Mèrida, Yucatàn, (April 22, 2021).- The report of the Network for the Rights of the Child in Mexico (REDIM), points out that at the national level, nine people between 0 and 17 years old are reported missing, not located, or located, daily. Of the total cases, Quintana Roo concentrates 0.4 percent, with 58 cases; Yucatán 1.1 percent and Campeche, 0.1.

In the report entitled “Children and adolescents disappeared in Mexico” prepared by REDIM with information from the Ministry of the Interior (Segob), from January 1 to April 16 of this year there are 958 girls, boys, and adolescents reported missing, not localized, or localized.

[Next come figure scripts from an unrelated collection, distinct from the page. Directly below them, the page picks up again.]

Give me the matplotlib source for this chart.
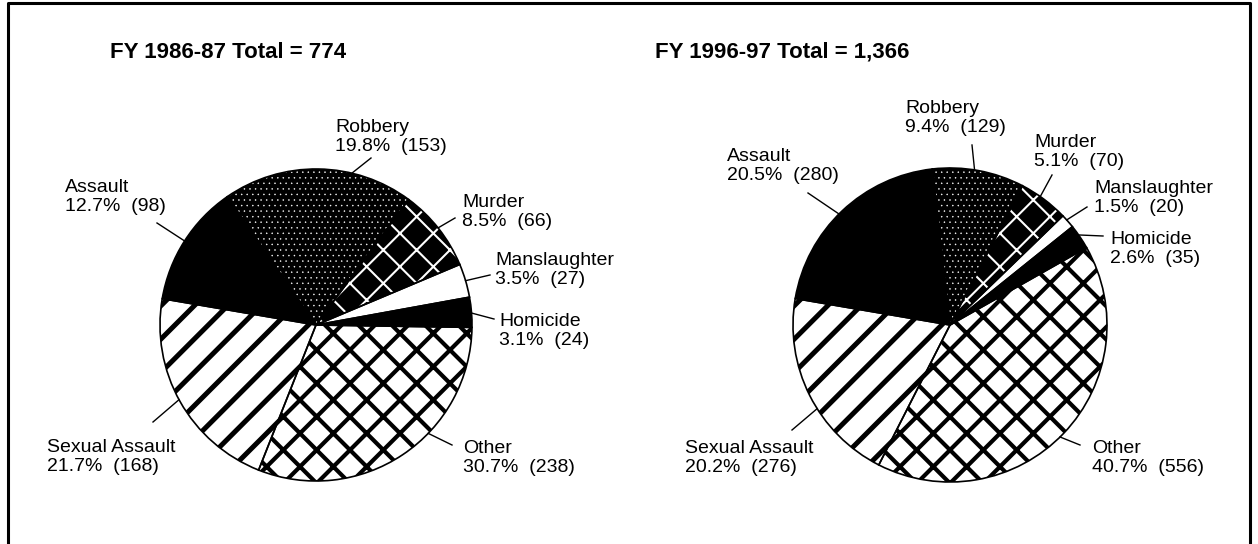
import numpy as np
import matplotlib
matplotlib.use("Agg")
import matplotlib.pyplot as plt

plt.rcParams['font.family'] = ['Liberation Sans', 'DejaVu Sans']
plt.rcParams['hatch.linewidth'] = 2.0

# data
categories = ["Robbery", "Murder", "Manslaughter", "Homicide", "Other", "Sexual Assault", "Assault"]
counts_8687 = [153, 66, 27, 24, 238, 168, 98]
counts_9697 = [129, 70, 20, 35, 556, 276, 280]
years = ["FY 1986-87", "FY 1996-97"]

# fill style per category: face, hatch, hatch colour, hatch width
styles = {
    "Robbery":        ("black", "...", "white", 0.3),
    "Murder":         ("black", "x",   "white", 1.5),
    "Manslaughter":   ("white", None,  "white", 1.0),
    "Homicide":       ("black", None,  "black", 1.0),
    "Other":          ("white", "x",   "black", 3.0),
    "Sexual Assault": ("white", "/",   "black", 3.6),
    "Assault":        ("black", None,  "black", 1.0),
}

W, H = 1258, 544

def Y(y):
    return H - y

# layout in pixels: pie centre, radius, start angle, title x,
# then per category: text x, text y (block centre), leader angle on rim, leader end x, y
layouts = [
    dict(center=(316, 325), r=156, start=124.7, title_x=228, labels={
        "Robbery":        (335, 137, 76.7, 371, 158),
        "Murder":         (462, 212, 38.5, 455, 218),
        "Manslaughter":   (495, 270, 16.5, 490, 275),
        "Homicide":       (499, 331, 4.4, 494, 319),
        "Other":          (463, 458, -44.0, 452, 445),
        "Sexual Assault": (47, 457, 208.6, 153, 422),
        "Assault":        (65, 197, 147.4, 157, 223),
    }),
    dict(center=(950, 325), r=157, start=96.5, title_x=782, labels={
        "Robbery":        (905, 118, 81.0, 972, 145),
        "Murder":         (1034, 152, 54.9, 1052, 175),
        "Manslaughter":   (1094, 198, 42.0, 1087, 207),
        "Homicide":       (1110, 249, 35.0, 1103, 236),
        "Other":          (1092, 458, -45.5, 1080, 445),
        "Sexual Assault": (685, 458, 212.2, 792, 430),
        "Assault":        (727, 166, 135.0, 808, 193),
    }),
]

fig = plt.figure(figsize=(W / 100, H / 100), dpi=100)
ax = fig.add_axes([0, 0, 1, 1])

for counts, year, lay in zip([counts_8687, counts_9697], years, layouts):
    cx, cy = lay["center"]
    r = lay["r"]
    wedges, _ = ax.pie(counts, startangle=lay["start"], counterclock=False,
                       center=(cx, Y(cy)), radius=r, frame=True)
    for w, cat in zip(wedges, categories):
        face, hatch, hcol, hlw = styles[cat]
        w.set_facecolor(face)
        w.set_edgecolor(hcol)
        w.set_linewidth(0)
        if hatch:
            w.set_hatch(hatch)
            if hasattr(w, "set_hatch_linewidth"):
                w.set_hatch_linewidth(hlw)
    # outlines on top
    ax.pie(counts, startangle=lay["start"], counterclock=False,
           center=(cx, Y(cy)), radius=r, frame=True, colors=["none"] * len(counts),
           wedgeprops=dict(edgecolor="black", linewidth=1.2))

    total = sum(counts)
    ax.text(lay["title_x"], Y(52), f"{year} Total = {total:,}", ha="center", va="center",
            fontsize=16, fontweight="bold")

    for cat, n in zip(categories, counts):
        tx, ty, ang, lx, ly = lay["labels"][cat]
        pct = 100 * n / total
        ax.text(tx, Y(ty), f"{cat}\n{pct:.1f}%  ({n})", ha="left", va="center",
                fontsize=14, linespacing=1.12)
        ex = cx + r * np.cos(np.radians(ang))
        ey = Y(cy) + r * np.sin(np.radians(ang))
        ax.plot([ex, lx], [ey, Y(ly)], color="black", linewidth=1.0)

# frame round the whole figure
ax.plot([8, 8, 1250, 1250], [Y(548), Y(3), Y(3), Y(548)], color="black", linewidth=2.2)

ax.set_xlim(0, W)
ax.set_ylim(0, H)
ax.set_aspect("equal")
ax.axis("off")

fig.savefig("out.png", dpi=100)
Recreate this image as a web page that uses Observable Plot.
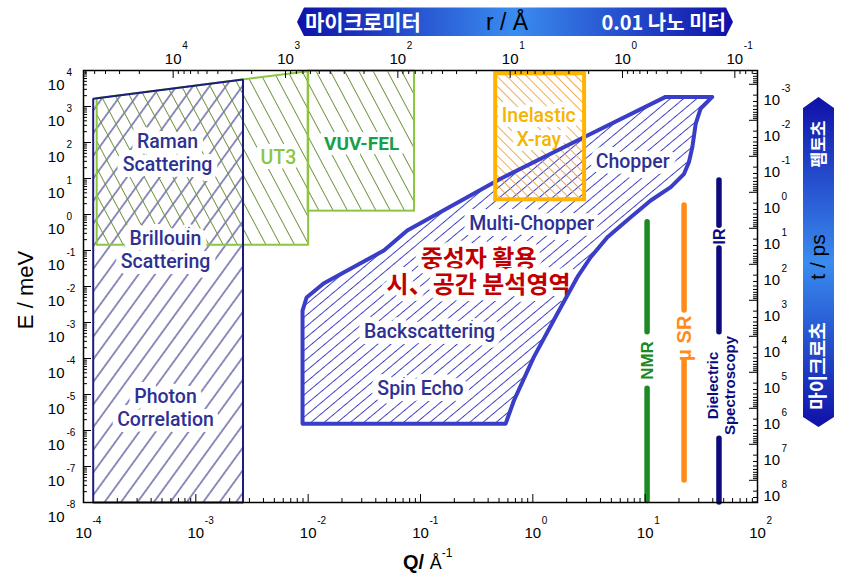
<!DOCTYPE html>
<html><head><meta charset="utf-8">
<script src="https://cdn.jsdelivr.net/npm/d3@7"></script>
<script src="https://cdn.jsdelivr.net/npm/@observablehq/plot@0.6"></script>
<style>html,body{margin:0;padding:0;background:#fff}svg{display:block}</style>
</head><body><div id="chart"></div>
<script>
// ---------- axis tick data ----------
const qExp = [-4, -3, -2, -1, 0, 1, 2];          // bottom: Q / Å^-1
const eExp = [-8, -7, -6, -5, -4, -3, -2, -1, 0, 1, 2, 3, 4]; // left: E / meV
const rExp = [4, 3, 2, 1, 0, -1];                // top: r / Å  (Q = 2π / r)
const tExp = [-3, -2, -1, 0, 1, 2, 3, 4, 5, 6, 7, 8]; // right: t / ps (E = h / t)
const H_MEV_PS = 4.136;

// ---------- regions ----------
const ramanQ = [1.22e-4, 1.22e-4, 2.63e-3, 2.63e-3, 1.22e-4];
const ramanE = [1e-8, 1640, 5600, 1e-8, 1e-8];
const ut3Q = [1.31e-4, 1.31e-4, 1.0e-2, 1.0e-2, 1.31e-4];
const ut3E = [0.144, 1690, 9600, 0.144, 0.144];
const vuvQ = [0.01, 0.0885];
const vuvE = [1.24, 9600];
const xrayQ = [0.467, 2.89];
const xrayE = [2.56, 8100];
const neutronQ = [0.00891, 0.00891, 0.00968, 0.0137, 0.0472, 0.0762, 0.516, 2.85, 15.2, 39.6,
  31.2, 28.2, 26.3, 24.5, 22.2, 16.9, 11.2, 7.43, 4.61, 3.27, 2.49, 1.65, 1.02, 0.679, 0.573, 0.00891];
const neutronE = [1.55e-6, 2.15e-3, 4.94e-3, 0.0121, 0.1, 0.36, 9.8, 140, 1850, 1850,
  880, 337, 74, 28.4, 13.5, 5.73, 2.45, 0.84, 0.234, 0.065, 0.0181, 1.75e-3, 1.09e-4, 6.8e-6, 1.55e-6, 1.55e-6];

// ---------- probe bars (segments) ----------
const segProbe = ["NMR", "NMR", "muSR", "muSR", "IR", "IR", "IR"];
const segQ = [10.4, 10.4, 22.2, 22.2, 45.4, 45.4, 45.4];
const segTop = [0.61, 1.45e-5, 1.78, 8.8e-5, 8.8, 0.114, 5.9e-7];
const segBottom = [5.4e-4, 1.1e-8, 2.15e-3, 4.1e-8, 0.49, 5.4e-4, 1e-8];

// ---------- labels ----------
const regionText = ["Raman\nScattering", "Brillouin\nScattering", "Photon\nCorrelation", "Chopper",
  "Multi-Chopper", "Backscattering", "Spin Echo"];
const regionQ = [5.6e-4, 5.37e-4, 5.37e-4, 7.74, 0.975, 0.1205, 0.1];
const regionE = [52.7, 0.107, 4.6e-6, 31.6, 0.6, 6.0e-4, 1.56e-5];
const koreanText = ["중성자 활용\n시、공간 분석영역"];
const koreanQ = [0.329];
const koreanE = [0.026];
const probeText = ["NMR", "μ SR", "IR", "Dielectric\nSpectroscopy"];
const probeLabelQ = [10.4, 22.2, 45.4, 47.5];
const probeLabelE = [8.8e-5, 3.6e-4, 0.245, 1.78e-5];

// ---------- styles ----------
const probeColor = {NMR: "#1b8a22", muSR: "#ff8c1a", IR: "#0b0b7e"};
const probeTextColor = ["#1b8a22", "#ff8c1a", "#0b0b7e", "#0b0b7e"];
const probeTextSize = [17, 20, 16, 15];
const NAVY = "#1c1c7c", BLUE = "#3a3ec6", GREEN = "#8cc63f", ORANGE = "#ffb400", TXT = "#2e3192";
const KFONT = "'Noto Sans CJK KR', 'Noto Sans', sans-serif";
const LFONT = "Roboto, 'Liberation Sans', sans-serif";
const AFONT = "'Liberation Sans', Arial, sans-serif";

const W = 854, H = 575, mL = 83, mR = 97, mT = 70, mB = 73;
const plotW = W - mL - mR, plotH = H - mT - mB;
const MAJ = 8, MIN = 4;

const minors = (lo, hi) => {
  const out = [];
  for (let k = lo; k <= hi; k++) for (let m = 2; m <= 9; m++) out.push(m * 10 ** k);
  return out;
};
const inQ = q => q >= 1e-4 && q <= 1e2;
const inE = e => e >= 1e-8 && e <= 1e4;
const qMinor = minors(-4, 1);
const eMinor = minors(-8, 3);
const rMinor = minors(-2, 4).filter(r => inQ(2 * Math.PI / r));
const tMinor = minors(-4, 8).filter(t => inE(H_MEV_PS / t));
const rMajor = rExp.map(k => 10 ** k);
const tMajor = tExp.map(k => 10 ** k);

const halo = w => ({stroke: "white", strokeWidth: w, paintOrder: "stroke", strokeLinejoin: "round"});

const chart = Plot.plot({
  width: W, height: H,
  marginLeft: mL, marginRight: mR, marginTop: mT, marginBottom: mB,
  style: {fontFamily: AFONT, background: "white", color: "black"},
  x: {type: "log", domain: [1e-4, 1e2], axis: null},
  y: {type: "log", domain: [1e-8, 1e4], axis: null},
  marks: [
    // hatched fills
    Plot.line(ramanQ, {x: ramanQ, y: ramanE, fill: "url(#hNavy)", stroke: "none"}),
    Plot.line(ut3Q, {x: ut3Q, y: ut3E, fill: "url(#hGreen)", stroke: "none"}),
    Plot.rect([0], {x1: vuvQ[0], x2: vuvQ[1], y1: vuvE[0], y2: vuvE[1], fill: "url(#hGreen)"}),
    Plot.line(neutronQ, {x: neutronQ, y: neutronE, fill: "url(#hBlue)", stroke: "none"}),
    Plot.rect([0], {x1: xrayQ[0], x2: xrayQ[1], y1: xrayE[0], y2: xrayE[1], fill: "url(#hOrange)"}),
    // green outlines (under labels)
    Plot.line(ut3Q, {x: ut3Q, y: ut3E, stroke: GREEN, strokeWidth: 2, strokeLinejoin: "miter"}),
    Plot.rect([0], {x1: vuvQ[0], x2: vuvQ[1], y1: vuvE[0], y2: vuvE[1], fill: "none", stroke: GREEN, strokeWidth: 2}),
    // labels with white halos
    Plot.text(regionText, {x: regionQ, y: regionE, text: d => d, fill: TXT, fontSize: 19.5, fontFamily: LFONT,
      fontWeight: 500, lineHeight: 1.18, ...halo(12)}),
    Plot.text(["UT3"], {x: [5.44e-3], y: [38.3], text: d => d, fill: GREEN, fontSize: 19.5, fontFamily: LFONT, fontWeight: 500, ...halo(10)}),
    Plot.text(["VUV-FEL"], {x: [0.0299], y: [93.8], text: d => d, fill: "#17a04a", fontSize: 19, fontFamily: LFONT, fontWeight: 700, ...halo(10)}),
    Plot.text(["Inelastic\nX-ray"], {x: [1.13], y: [278], text: d => d, fill: "#f5b400", fontSize: 19.5, fontFamily: LFONT, fontWeight: 500,
      lineHeight: 1.2, ...halo(10)}),
    Plot.text(koreanText, {x: koreanQ, y: koreanE, text: d => d, fill: "#c00000", fontSize: 24, fontFamily: KFONT, fontWeight: 700,
      lineHeight: 1.1, ...halo(12)}),
    // outlines
    Plot.line(ramanQ, {x: ramanQ, y: ramanE, stroke: NAVY, strokeWidth: 2, strokeLinejoin: "miter"}),
    Plot.line(neutronQ, {x: neutronQ, y: neutronE, stroke: BLUE, strokeWidth: 4, strokeLinejoin: "round"}),
    Plot.rect([0], {x1: xrayQ[0], x2: xrayQ[1], y1: xrayE[0], y2: xrayE[1], fill: "none", stroke: ORANGE, strokeWidth: 4}),
    // probe bars
    Plot.ruleX(segQ, {x: segQ, y1: segTop, y2: segBottom, stroke: segProbe.map(p => probeColor[p]),
      strokeWidth: 5.5, strokeLinecap: "round"}),
    Plot.text(probeText, {x: probeLabelQ, y: probeLabelE, text: d => d, rotate: -90,
      fill: probeTextColor, fontSize: probeTextSize, fontWeight: 700, fontFamily: AFONT, lineHeight: 1.1}),
    // frame
    Plot.frame({stroke: "black", strokeWidth: 1.5}),
    // bottom ticks (inward)
    Plot.tickX(qExp.map(k => 10 ** k), {x: d => d, insetTop: plotH - MAJ, stroke: "black"}),
    Plot.tickX(qMinor, {x: d => d, insetTop: plotH - MIN, stroke: "black"}),
    // top ticks (r)
    Plot.tickX(rMajor, {x: r => 2 * Math.PI / r, insetBottom: plotH - MAJ, stroke: "black"}),
    Plot.tickX(rMinor, {x: r => 2 * Math.PI / r, insetBottom: plotH - MIN, stroke: "black"}),
    // left ticks
    Plot.tickY(eExp.map(k => 10 ** k), {y: d => d, insetRight: plotW - MAJ, stroke: "black"}),
    Plot.tickY(eMinor, {y: d => d, insetRight: plotW - MIN, stroke: "black"}),
    // right ticks (t)
    Plot.tickY(tMajor, {y: t => H_MEV_PS / t, insetLeft: plotW - MAJ, stroke: "black"}),
    Plot.tickY(tMinor, {y: t => H_MEV_PS / t, insetLeft: plotW - MIN, stroke: "black"}),
    // bottom labels
    Plot.text(qExp, {x: k => 10 ** k, frameAnchor: "bottom", text: () => "10", dy: 35, fontSize: 15}),
    Plot.text(qExp, {x: k => 10 ** k, frameAnchor: "bottom", text: k => String(k), dx: 9, dy: 21, fontSize: 10, textAnchor: "start"}),
    // top labels
    Plot.text(rExp, {x: k => 2 * Math.PI / 10 ** k, frameAnchor: "top", text: () => "10", dy: -17, fontSize: 15}),
    Plot.text(rExp, {x: k => 2 * Math.PI / 10 ** k, frameAnchor: "top", text: k => String(k), dx: 9, dy: -29, fontSize: 10, textAnchor: "start"}),
    // left labels
    Plot.text(eExp, {y: k => 10 ** k, frameAnchor: "left", text: () => "10", dx: -19, dy: 15, fontSize: 15, textAnchor: "end"}),
    Plot.text(eExp, {y: k => 10 ** k, frameAnchor: "left", text: k => String(k), dx: -17, dy: 2, fontSize: 10, textAnchor: "start"}),
    // right labels
    Plot.text(tExp, {y: k => H_MEV_PS / 10 ** k, frameAnchor: "right", text: () => "10", dx: 6, dy: 16, fontSize: 15, textAnchor: "start"}),
    Plot.text(tExp, {y: k => H_MEV_PS / 10 ** k, frameAnchor: "right", text: k => String(k), dx: 24, dy: 4, fontSize: 10, textAnchor: "start"})
  ]
});

// ---------- patterns, gradients, banners, titles ----------
const s = d3.select(chart);
const defs = s.insert("defs", ":first-child");
function hatch(id, color, spacing, angle, width) {
  defs.append("pattern").attr("id", id).attr("patternUnits", "userSpaceOnUse")
    .attr("width", spacing).attr("height", spacing)
    .attr("patternTransform", `rotate(${angle})`)
    .append("line").attr("x1", spacing / 2).attr("y1", 0).attr("x2", spacing / 2).attr("y2", spacing)
    .attr("stroke", color).attr("stroke-width", width);
}
hatch("hNavy", NAVY, 13.3, 36, 1);
hatch("hGreen", "#6f9440", 12.6, -28, 1);
hatch("hOrange", "#f0a040", 7, -45, 0.9);
hatch("hBlue", BLUE, 8.5, 50, 1);

function grad(id, vertical) {
  const g = defs.append("linearGradient").attr("id", id)
    .attr("x1", 0).attr("y1", 0).attr("x2", vertical ? 0 : 1).attr("y2", vertical ? 1 : 0);
  [[0, "#1010a8"], [0.5, "#3a8cf0"], [1, "#1010a8"]].forEach(([o, c]) =>
    g.append("stop").attr("offset", o).attr("stop-color", c));
}
grad("gTop", false);
grad("gRight", true);

const deco = s.append("g");
deco.append("polygon").attr("points", "297,22 304,7.5 726,7.5 733,22 726,36 304,36").attr("fill", "url(#gTop)");
deco.append("text").attr("x", 305).attr("y", 30).attr("fill", "white").attr("font-family", KFONT)
  .attr("font-weight", 700).attr("font-size", 21).attr("text-anchor", "start").text("마이크로미터");
deco.append("text").attr("x", 507).attr("y", 30).attr("fill", "black").attr("font-family", AFONT)
  .attr("font-size", 23).attr("text-anchor", "middle").text("r / Å");
deco.append("text").attr("x", 726).attr("y", 29.5).attr("fill", "white").attr("font-family", KFONT)
  .attr("font-weight", 700).attr("font-size", 20).attr("text-anchor", "end").text("0.01 나노 미터");

deco.append("polygon").attr("points", "818.5,97 834,108 834,417 818.5,427 803,417 803,108").attr("fill", "url(#gRight)");
const vt = (y, txt, size, color, fam, weight) => deco.append("text")
  .attr("transform", `translate(${825},${y}) rotate(-90)`).attr("text-anchor", "middle")
  .attr("fill", color).attr("font-family", fam).attr("font-weight", weight).attr("font-size", size).text(txt);
vt(144, "펨토초", 17, "white", KFONT, 700);
vt(257, "t / ps", 21, "black", AFONT, 400);
vt(366, "마이크로초", 19, "white", KFONT, 700);

deco.append("text").attr("transform", "translate(33,290) rotate(-90)").attr("text-anchor", "middle")
  .attr("font-family", AFONT).attr("font-size", 22).attr("fill", "black").text("E / meV");
const qt = deco.append("text").attr("x", 403).attr("y", 569).attr("text-anchor", "start")
  .attr("font-family", AFONT).attr("fill", "black");
qt.append("tspan").attr("font-weight", 700).attr("font-size", 20).text("Q/ ");
qt.append("tspan").attr("font-size", 18).text("Å");
qt.append("tspan").attr("font-size", 12).attr("dy", -12).text("-1");

document.getElementById("chart").append(chart);
</script>
</body></html>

“Since there is a registry (1971), 73,884 girls, boys and adolescents have been reported in this situation, and one in five of these people were still missing or not located until April 16, 2021, that is, a total of 14,698,” the report cites.

At the national level, 80.1 percent of these people are located; but for every 100 that were reported, one was found dead. “In total, 640 girls, boys, and adolescents reported as missing or not located, have been found dead until April 16, 2021.”

The worst scenario is in the State of Mexico, because of the total of the country, one in four goes missing there, which means 23.2 percent; while one in 10 occurs in Tamaulipas, and 6.8 percent in Jalisco.

With these data for each federative entity, Quintana Roo locates 58 cases of girls, boys, and adolescents, reported missing, not located, or, located until April 16 of this year, which are 0.4 percent of the total of the country; Yucatán, with 156 reports, has 1.1 percent and Campeche, with 18, 0.1 percent.

As for people located in Quintana Roo, there are 978, 1.7 percent; in Yucatan three thousand 447, 5.8 percent; and 479 in Campeche, which is 0.8 percent. 

Regarding minors who were found dead, in Quintana Roo they accounted for two, 0.3 percent of the national total; in Yucatan, there are four, 0.6 percent; while in Campeche, there are no records at all.

In the case of Quintana Roo, last January, the head of the People Search Commission, Luz Margarita González López, affirmed that derived from a context analysis, there was a slight increase of 10 percent in the number of young people who are reported as missing, whose reasons are related to the pandemic and particularly to the confinement.